Author: SakiTakamachi

ext/bcmath/libbcmath/src/sqrt.c

@@ -137,18 +137,47 @@ static inline void bc_standard_sqrt(bc_num *num, size_t scale, size_t num_calc_f
 	const char *nend = (*num)->n_value + leading_zeros + num_use_full_len - 1;
 	bc_convert_to_vector_with_zero_pad(n_vector, nend, num_use_full_len, num_calc_full_len - num_use_full_len);
 
-	/* Prepare guess_vector (Temporary implementation) */
-	for (size_t i = 0; i < guess_arr_size - 2; i++) {
-		guess_vector[i] = BC_VECTOR_BOUNDARY_NUM - 1;
+	/* Prepare guess_vector.
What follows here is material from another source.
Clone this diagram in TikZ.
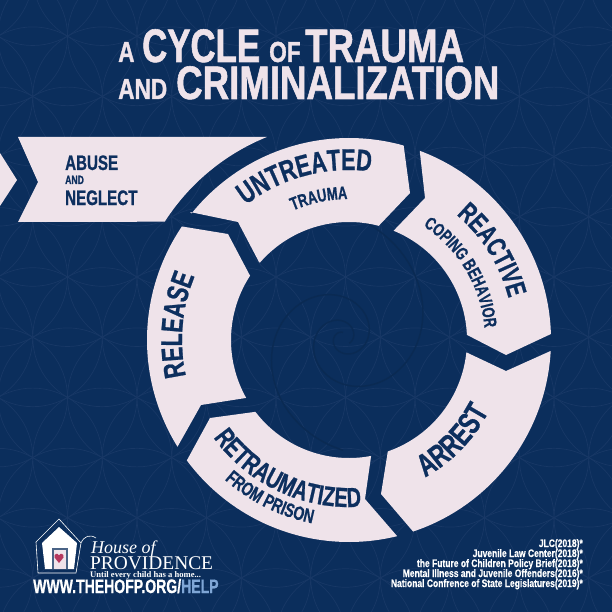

Use `bc_fast_sqrt_vector()` to quickly obtain a highly accurate initial value. */
+
+	/* 18 on 64-bit, 10 on 32-bit */
+	size_t n_top_len_for_initial_guess = (MAX_LENGTH_OF_LONG - 1) & ~1;
+
+	/* Set the number of digits of num to be used as the initial value for Newton's method.
+	 * Just as the square roots of 1000 and 100 differ significantly, the number of digits
+	 * to "ignore" here must be even. */
+	if (num_calc_full_len & 1) {
+		n_top_len_for_initial_guess--;
 	}
-	if (guess_full_len % BC_VECTOR_SIZE == 0) {
-		guess_vector[guess_arr_size - 2] = BC_VECTOR_BOUNDARY_NUM - 1;
-	} else {
-		guess_vector[guess_arr_size - 2] = 0;
-		for (size_t i = 0; i < guess_full_len % BC_VECTOR_SIZE; i++) {
-			guess_vector[guess_arr_size - 2] *= BASE;
-			guess_vector[guess_arr_size - 2] += 9;
-		}
+
+	BC_VECTOR n_top = n_vector[n_arr_size - 1];
+	size_t n_top_index = n_arr_size - 2;
+	size_t n_top_vector_len = num_calc_full_len % BC_VECTOR_SIZE == 0 ? BC_VECTOR_SIZE : num_calc_full_len % BC_VECTOR_SIZE;
+	size_t count = n_top_len_for_initial_guess - n_top_vector_len;
+	while (count >= BC_VECTOR_SIZE) {
+		n_top *= BC_VECTOR_BOUNDARY_NUM;
+		n_top += n_vector[n_top_index--];
+		count -= BC_VECTOR_SIZE;
+	}
+	if (count > 0) {
+		n_top *= BC_POW_10_LUT[count];
+		n_top += n_vector[n_top_index] / BC_POW_10_LUT[BC_VECTOR_SIZE - count];
+	}
+
+	/* Calculate the initial guess. */
+	BC_VECTOR initial_guess = bc_fast_sqrt_vector(n_top);
+
+	/* Set the obtained initial guess to guess_vector. */
+	size_t initial_guess_len = (n_top_len_for_initial_guess + 1) / 2;
+	size_t guess_top_vector_len = guess_full_len % BC_VECTOR_SIZE == 0 ? BC_VECTOR_SIZE : guess_full_len % BC_VECTOR_SIZE;
+	size_t guess_len_diff = initial_guess_len - guess_top_vector_len;
+	guess_vector[guess_arr_size - 2] = initial_guess / BC_POW_10_LUT[guess_len_diff];
+	initial_guess %= BC_POW_10_LUT[guess_len_diff];
+	guess_vector[guess_arr_size - 3] = initial_guess * BC_POW_10_LUT[BC_VECTOR_SIZE - guess_len_diff];
+	guess_vector[guess_arr_size - 3] += BC_POW_10_LUT[BC_VECTOR_SIZE - guess_len_diff] - 1;
+
+	/* Initialize the uninitialized vector with zeros. */
+	for (size_t i = 0; i < guess_arr_size - 3; i++) {
+		guess_vector[i] = 0;
 	}
 	guess_vector[guess_arr_size - 1] = 0;